O Sudão está agora enfrentando precisamente esses desafios, enquanto tenta construir uma democracia após a ditadura de Omar al-Bashir, há 30 anos. Durante essas transições políticas, as organizações de mídia recém-libertadas geralmente se alinham a um partido ou facção em particular, reforçando fissuras profundas e paralisantes. Num país em que a discriminação étnica, cultural e religiosa alimentou brutais guerras civis, os riscos não devem ser subestimados.

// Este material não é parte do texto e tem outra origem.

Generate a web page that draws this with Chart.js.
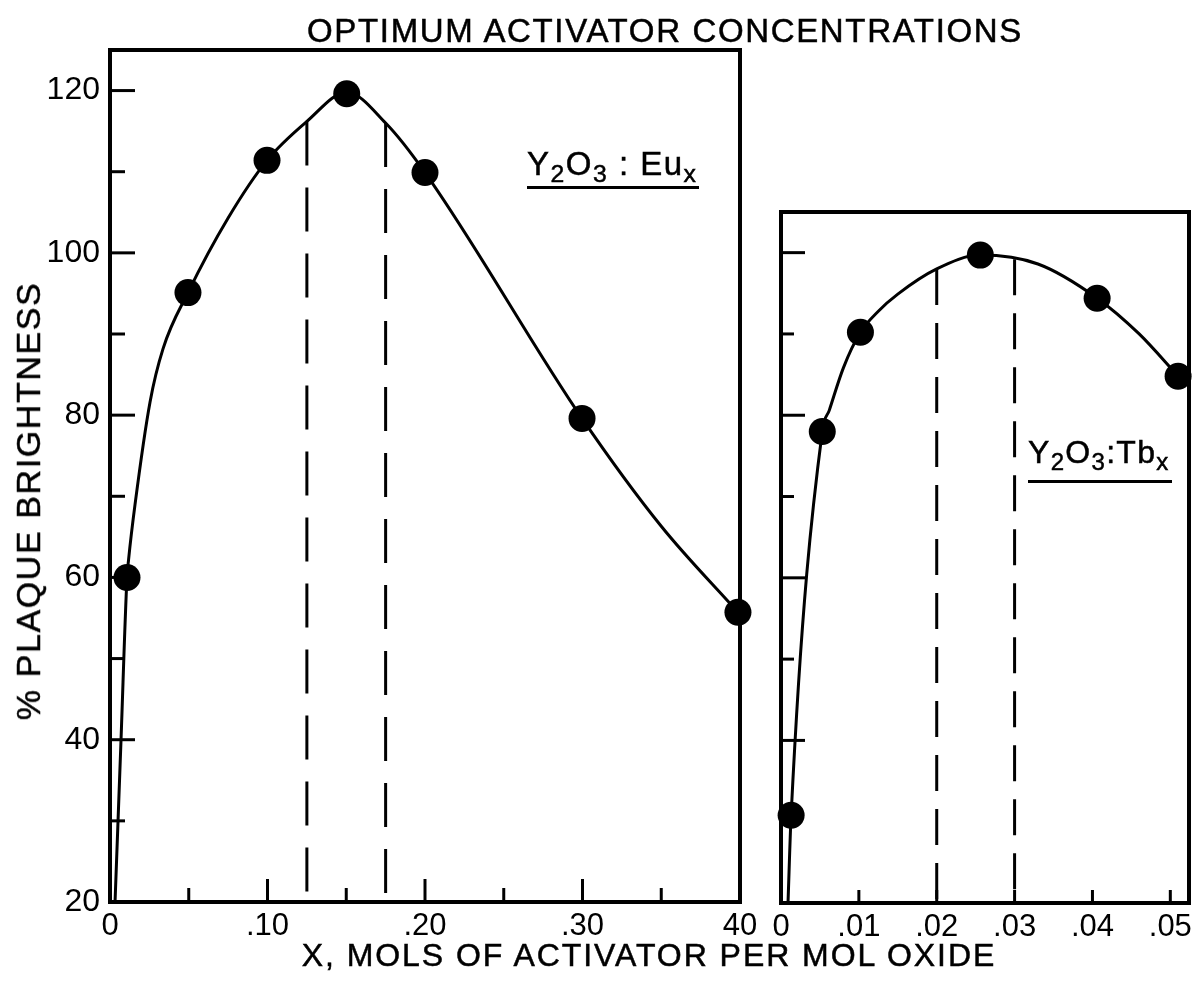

Até agora, a comunidade internacional fez muito pouco para ajudar no desenvolvimento da mídia e nos esforços de reforma do Sudão. Como argumentou o primeiro-ministro sudanês Abdalla Hamdok na Assembleia Geral das Nações Unidas em setembro, os doadores deveriam “revisar suas prioridades” e apoiar as reformas da mídia em países como o dele. Esses esforços – juntamente com a construção de um judiciário independente, revertendo o declínio da economia e enfrentando os crimes do regime de Bashir – são essenciais para uma transição bem-sucedida, disse ele.
Por outro lado, é preciso estabelecer novas prioridades aos países doadores em todos os lugares, buscando ajudar a lidar com as fraquezas econômicas, políticas e institucional dos governos. Essa situação aos poucos vai se agravando a tal ponto que os grupos dominantes se proliferam no poder, deixando a mídia cada vez mais vulnerável. É preciso criar mecanismos que ressignifiquem o poder do estado de direito, dando amplitude às leis para a construção de uma sociedade com instituições sólidas e confiáveis, que possam garantir apoio político capaz de reformar a mídia, através de uma governança democrática. Isso significa ajudar os governos a reformar ou fortalecer as leis da mídia, criando instituições confiáveis. Instituições de desenvolvimento como o Banco Mundial e o Programa das Nações Unidas para o Desenvolvimento podem ajudar aqui.